The pricing implication is where this becomes a markets story, not a tech story. Piper Sandler published a refreshed DCF on Tesla earlier this month that broke the company into 17 product lines, including vehicles, energy storage, supercharging, FSD subscriptions, insurance, and the Robotaxi business, and arrived at a 20-year sum-of-the-parts value of $400 per share. With Tesla trading near $445, the implication is that the entire $45 per-share premium is being paid for Optimus, inference-as-a-service, and any other AI optionality not captured in the conventional product lines. The Reuters wait-time data does not touch the Optimus narrative directly, but it changes the discount rate the market is willing to apply to the parts of the DCF that include Robotaxi growth.

Here is the trade. Tesla bulls have been priced for a story where the Robotaxi network is on a scaling curve similar to Uber’s 2010 to 2014 ramp, with deployments doubling or tripling each quarter and unit economics improving as scale arrives. Reuters’ data is consistent with a different curve, one closer to Cruise’s 2022 to 2023 ramp where safety bottlenecks produced linear rather than exponential expansion before the rollout pulled back entirely. The price-to-sales multiple the market is paying for Robotaxi exposure is calibrated to the first curve. If the data continues to point at the second, the gap closes through a multiple compression rather than a fundamental miss.

The Optimus side of the bull case has the same problem with extra steps. Wall Street is paying roughly $45 of Tesla’s $445 share price for a robot that has not shipped to a single paying customer, on a timeline that assumes the same validation engineering that is currently throttling Robotaxi also delivers a humanoid platform inside the same calendar year. That is a stack-of-assumptions trade, not a fundamentals trade. The Reuters data is the first hard signal that the validation stack itself is the rate limiter, which means the Optimus timeline implied in the share price is materially aggressive.

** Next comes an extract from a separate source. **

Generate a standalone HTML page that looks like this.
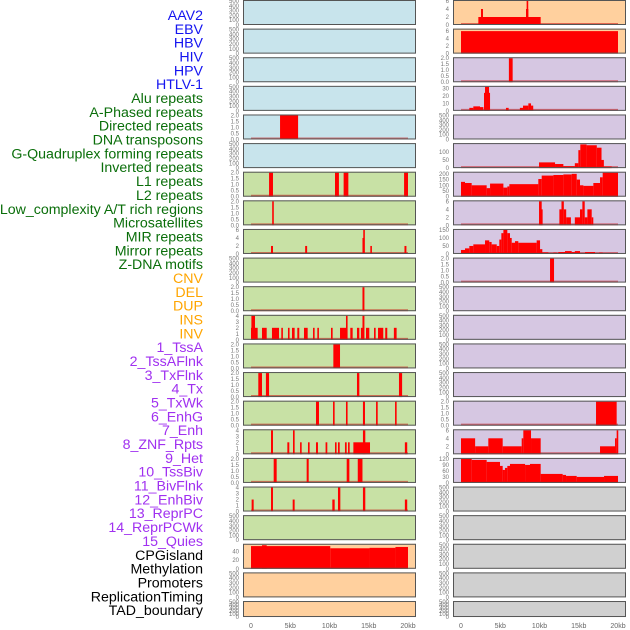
<!DOCTYPE html>
<html><head><meta charset="utf-8"><style>
html,body{margin:0;padding:0;background:#fff;}
svg{display:block;font-family:"Liberation Sans",sans-serif;}
</style></head><body>
<svg id="chart" width="630" height="630" viewBox="0 0 630 630"></svg>
<script>
// ---- data ----
const trackLabels = ["AAV2","EBV","HBV","HIV","HPV","HTLV-1","Alu repeats","A-Phased repeats","Directed repeats","DNA transposons","G-Quadruplex forming repeats","Inverted repeats","L1 repeats","L2 repeats","Low_complexity A/T rich regions","Microsatellites","MIR repeats","Mirror repeats","Z-DNA motifs","CNV","DEL","DUP","INS","INV","1_TssA","2_TssAFlnk","3_TxFlnk","4_Tx","5_TxWk","6_EnhG","7_Enh","8_ZNF_Rpts","9_Het","10_TssBiv","11_BivFlnk","12_EnhBiv","13_ReprPC","14_ReprPCWk","15_Quies","CPGisland","Methylation","Promoters","ReplicationTiming","TAD_boundary"];
const labelGroups = [6,13,5,15,5];
const xTickValues = [0,5,10,15,20];
const xTickLabels = ["0","5kb","10kb","15kb","20kb"];
const emptyTicks = [0,100,200,300,400,500];
const ticks2 = [0,0.5,1,1.5,2];
const ticks4 = [0,1,2,3,4];
const ticks6 = [0,2,4,6];

// left column segments [startKb, endKb, value]
const segL4 = [[3.7,6.0,2]];
const segL6 = [[2.3,2.8,2],[10.7,11.2,2],[11.8,12.4,2],[19.5,20,2]];
const segL7 = [[2.7,2.9,2]];
const segL8 = [[2.55,2.8,2],[6.9,7.15,2],[14.2,14.45,4],[14.3,14.4,6],[15.2,15.4,2],[19.55,19.8,2]];
const segL10 = [[14.2,14.45,2]];
const segL11 = [[0,0.85,2],[0.05,0.51,4],[1.4,2.0,2],[2.67,3.57,2],[3.86,4.03,2],[4.71,4.88,2],[5.22,5.56,2],[5.9,6.15,2],[6.75,7.22,2],[7.9,8.1,2],[8.45,8.62,2],[10.19,10.4,2],[11.34,12.27,2],[12.1,12.3,4],[12.65,12.95,2],[13.5,13.8,2],[14.0,14.4,2],[14.2,14.45,4],[14.65,15.07,2],[15.67,15.88,2],[16.18,16.85,2],[17.1,17.36,2],[18.2,18.55,2]];
const segL12 = [[10.49,11.34,2]];
const segL13 = [[0.93,1.4,2],[1.9,2.3,2],[13.5,13.8,2],[18.85,19.25,2]];
const segL14 = [[8.28,8.66,2],[10.45,10.65,2],[12.1,12.3,2],[14.26,14.52,2],[15.93,16.14,2],[18.35,18.55,2]];
const segL15 = [[2.55,2.8,4],[4.63,4.88,2],[5.35,5.56,4],[6.25,6.45,2],[7.26,7.47,2],[8.28,8.53,2],[9.5,9.72,2],[10.7,10.9,2],[11.08,11.3,2],[11.97,12.19,2],[12.36,12.57,2],[13.04,15.16,2],[14.26,14.56,4],[19.6,19.9,2]];
const segL16 = [[2.89,3.27,2],[7.09,7.35,2],[12.19,12.53,2],[13.6,14.2,2]];
const segL17 = [[0.08,0.34,2],[2.55,2.8,4],[5.31,5.56,2],[10.36,10.66,2],[11.08,11.38,4],[14.26,14.56,4],[19.6,19.9,2]];
const segL19 = [[0,10.1,52],[1.4,2.0,54],[10.1,15.1,47],[15.1,18.4,48],[18.4,20,50]];
// right column
const segR0 = [[2.21,10.15,2],[2.55,2.8,4],[8.28,8.58,4],[8.36,8.5,6]];
const segR1 = [[0,20,6]];
const segR2 = [[6.1,6.58,2]];
const segR3 = [[1.06,1.57,4],[1.57,2.42,6],[2.42,2.85,5],[2.93,3.7,24],[3.06,3.57,32],[5.73,6.07,4],[7.5,7.9,4],[7.9,8.58,7],[8.58,8.92,10],[8.92,9.2,7]];
const segR5 = [[9.94,11.98,35],[11.98,13.04,25],[13.04,14.5,12],[14.5,14.95,30],[14.95,15.2,110],[15.2,16.0,145],[16.0,17.3,140],[17.3,17.9,125],[17.9,18.2,50],[18.2,19.2,10]];
const segR6 = [[0,0.51,130],[0.51,1.36,120],[1.36,3.27,100],[3.27,3.7,75],[3.7,5.4,115],[5.4,5.9,80],[5.9,6.16,90],[6.16,9.85,110],[9.85,10.28,155],[10.28,11.77,185],[11.77,13.04,190],[13.04,14.1,195],[14.1,14.74,200],[14.74,15.16,150],[15.16,15.59,100],[15.59,16.86,95],[16.86,17.71,120],[17.71,18.05,170],[18.05,20,210]];
const segR7 = [[9.94,10.28,6],[10.15,10.4,4],[12.53,12.8,4],[12.8,13.1,6],[13.1,13.4,4],[13.4,14.0,2],[14.5,15.16,2],[15.16,15.46,4],[15.46,15.76,6],[15.76,16.1,2],[16.1,16.65,4],[16.65,16.8,2]];
const segR8 = [[0,0.51,25],[0.51,1.06,35],[1.06,1.57,50],[1.57,3.06,60],[3.06,3.6,85],[3.6,3.9,75],[3.9,4.55,60],[4.55,4.88,50],[4.88,5.14,90],[5.14,5.4,130],[5.4,5.9,150],[5.9,6.24,130],[6.24,6.46,100],[6.46,6.88,70],[6.88,7.3,80],[7.3,9.64,70],[9.64,10.07,85],[10.07,10.36,30],[10.36,10.7,10],[10.7,11.13,10],[11.77,12.2,8],[12.4,13.25,12],[13.25,14.1,18],[14.1,14.5,12],[14.5,15.16,18],[15.8,17.07,12],[17.58,18.05,8]];
const segR9 = [[11.34,11.85,2]];
const segR14 = [[17.2,19.83,2]];
const segR15 = [[0,1.8,4],[1.8,3.48,2],[3.48,5.31,4],[5.31,7.73,2],[7.73,7.94,4],[7.94,8.92,6],[8.92,10.15,4],[17.71,19.62,2],[19.62,19.83,4],[19.83,20,6]];
const segR16 = [[0,1.36,120],[1.36,3.27,115],[3.27,4.97,105],[4.97,5.31,85],[5.31,5.6,65],[5.6,5.9,75],[5.9,6.24,85],[6.24,8.16,95],[8.16,8.79,90],[8.79,10.15,95],[10.15,12.95,45],[12.95,13.38,40],[13.38,14.74,35],[14.74,18.22,30],[18.22,20,35]];

const BLUE="#c8e4ec", GREEN="#c8e1a5", ORANGE="#ffd09e", PURPLE="#d6c7e2", GREY="#d0d0d0";
// panels: [col,row,bg,ymax,ticks,segs,baseline]
const panels = [
 [0,0,BLUE,500,emptyTicks,[],false],[0,1,BLUE,500,emptyTicks,[],false],[0,2,BLUE,500,emptyTicks,[],false],[0,3,BLUE,500,emptyTicks,[],false],
 [0,4,BLUE,2,ticks2,segL4,true],[0,5,BLUE,500,emptyTicks,[],false],
 [0,6,GREEN,2,ticks2,segL6,true],[0,7,GREEN,2,ticks2,segL7,true],[0,8,GREEN,6,ticks6,segL8,true],[0,9,GREEN,500,emptyTicks,[],false],
 [0,10,GREEN,2,ticks2,segL10,true],[0,11,GREEN,4,ticks4,segL11,true],[0,12,GREEN,2,ticks2,segL12,true],[0,13,GREEN,2,ticks2,segL13,true],
 [0,14,GREEN,2,ticks2,segL14,true],[0,15,GREEN,4,ticks4,segL15,true],[0,16,GREEN,2,ticks2,segL16,true],[0,17,GREEN,4,ticks4,segL17,true],
 [0,18,GREEN,500,emptyTicks,[],false],[0,19,ORANGE,55,[0,20,40],segL19,true],[0,20,ORANGE,500,emptyTicks,[],false],[0,21,ORANGE,500,emptyTicks,[],false],
 [1,0,ORANGE,6,ticks6,segR0,true],[1,1,ORANGE,6.4,ticks6,segR1,true],[1,2,PURPLE,2,ticks2,segR2,true],[1,3,PURPLE,32,[0,10,20,30],segR3,true],
 [1,4,PURPLE,500,emptyTicks,[],false],[1,5,PURPLE,147,[0,50,100],segR5,true],[1,6,PURPLE,210,[0,50,100,150,200],segR6,true],
 [1,7,PURPLE,6,ticks6,segR7,true],[1,8,PURPLE,150,[0,50,100,150],segR8,true],[1,9,PURPLE,2,ticks2,segR9,true],
 [1,10,PURPLE,500,emptyTicks,[],false],[1,11,PURPLE,500,emptyTicks,[],false],[1,12,PURPLE,500,emptyTicks,[],false],[1,13,PURPLE,500,emptyTicks,[],false],
 [1,14,PURPLE,2,ticks2,segR14,true],[1,15,PURPLE,6,ticks6,segR15,true],[1,16,PURPLE,120,[0,30,60,90,120],segR16,true],
 [1,17,GREY,500,emptyTicks,[],false],[1,18,GREY,500,emptyTicks,[],false],[1,19,GREY,500,emptyTicks,[],false],[1,20,GREY,500,emptyTicks,[],false],[1,21,GREY,500,emptyTicks,[],false]
];

// ---- render ----
const NS="http://www.w3.org/2000/svg";
const svg=document.getElementById('chart');
function mk(tag,attrs,parent){const e=document.createElementNS(NS,tag);for(const k in attrs)e.setAttribute(k,attrs[k]);(parent||svg).appendChild(e);return e;}
const colLeft=[243,453], panelW=173, pitch=28.62;
function rowTop(r){return r*pitch;}
function rowH(r){return r===21?16:25;}
function xScale(col,kb){return colLeft[col]+8+kb*7.85;}

// labels
const groupColors=["#1414f0","#0a6e0a","#ffa500","#a030f0","#000000"];
let li=0;
labelGroups.forEach((n,g)=>{for(let j=0;j<n;j++){
  const t=mk('text',{x:203,y:15+li*13.84+5,'text-anchor':'end','font-size':'14.2',fill:groupColors[g]});
  t.textContent=trackLabels[li];
  
  
  li++;
}});

panels.forEach((p,i)=>{
  const [col,row,bg,ymax,ticks,segs,base]=p;
  const top=rowTop(row), h=rowH(row), x0=colLeft[col];
  const g=mk('g',{});
  
  
  mk('rect',{x:x0,y:top,width:panelW,height:h,fill:bg},g);
  const ys=v=>top+h-(v/ymax)*(h-1);
  if(base){
    const bl=mk('line',{x1:xScale(col,0),x2:xScale(col,20),y1:top+h-1,y2:top+h-1,stroke:'rgba(200,0,0,0.5)','stroke-width':2},g);
    
    
  }
  segs.forEach(s=>{
    const xa=xScale(col,s[0]), xb=xScale(col,s[1]);
    const y=ys(s[2]);
    const r=mk('rect',{x:xa,y:y,width:Math.max(1.6,xb-xa),height:top+h-y,fill:'#ff0000'},g);
    
    
  });
  mk('rect',{x:x0+0.5,y:top+0.5,width:panelW-1,height:h-1,fill:'none',stroke:'#555','stroke-width':1},g);
  ticks.forEach(tv=>{
    const t=mk('text',{x:x0-4,y:ys(tv)+2,'text-anchor':'end','font-size':'6',fill:'#777'},g);
    t.textContent=String(tv===0&&ticks===ticks2?'0.0':(ticks===ticks2?tv.toFixed(1):tv));
    
    
  });
});

[0,1].forEach(col=>{
  xTickValues.forEach((v,i)=>{
    const t=mk('text',{x:xScale(col,v),y:628,'text-anchor':'middle','font-size':'7',fill:'#666'});
    t.textContent=xTickLabels[i];
    
    
  });
});
</script>
</body></html>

Waymo Is The Comparison That Matters, And It’s Not Close Right Now

Waymo’s commercial rollout in Phoenix, San Francisco, Los Angeles, and Austin is currently running at roughly 250,000 paid rides per week, per Alphabet’s Q1 disclosures. Tesla has not published a paid-ride number for Robotaxi. The Reuters tracking implies the Austin fleet, the most mature deployment, is producing per-vehicle-day ride counts well below the 15 to 20 daily rides per vehicle that Waymo achieves in mature service areas. The fleet-utilization gap is the headline number Tesla bulls have to explain away, and the Reuters methodology is going to make that conversation harder.

The competitive picture is not static. Waymo’s Phoenix expansion now covers 315 square miles, the largest commercial AV service area in the world. Cruise’s relaunch in Texas under the new GM autonomous strategy is targeting a 2027 commercial Houston launch. Zoox is operating in Las Vegas. Tesla’s first-mover advantage in passenger-vehicle autonomy is real on the hardware side and disappearing on the operational-validation side. The Reuters data is a snapshot of why.

What To Watch Through Q2 Earnings

Three signals matter through Tesla’s Q2 print in late July. First, whether Musk discloses a paid-ride count for Robotaxi for the first time. Round numbers, even unflattering ones, are evidence of internal confidence. Continued silence is evidence the data is bad. Second, whether the company has expanded the validated service area in Austin and Dallas, or has only added vehicles to the existing geofences. Geofence expansion is the real progress signal. Third, whether the language about “states by year-end” survives the call. Musk has rarely walked back a public number publicly, but the Reuters data leaves no room for the rhetoric without an asterisk.

The bull case for Tesla is a faith in execution. The Robotaxi rollout is the first place where execution can be measured by a third party with a stopwatch. Reuters just published the stopwatch. The trade is no longer “is Tesla the AI play of the decade?” It is “does the AI play deliver more than Waymo by the end of 2026?” The Reuters tracking says the answer is currently no, and the $45 per share investors are paying for Optimus is the price of a story that needs the timeline to hold.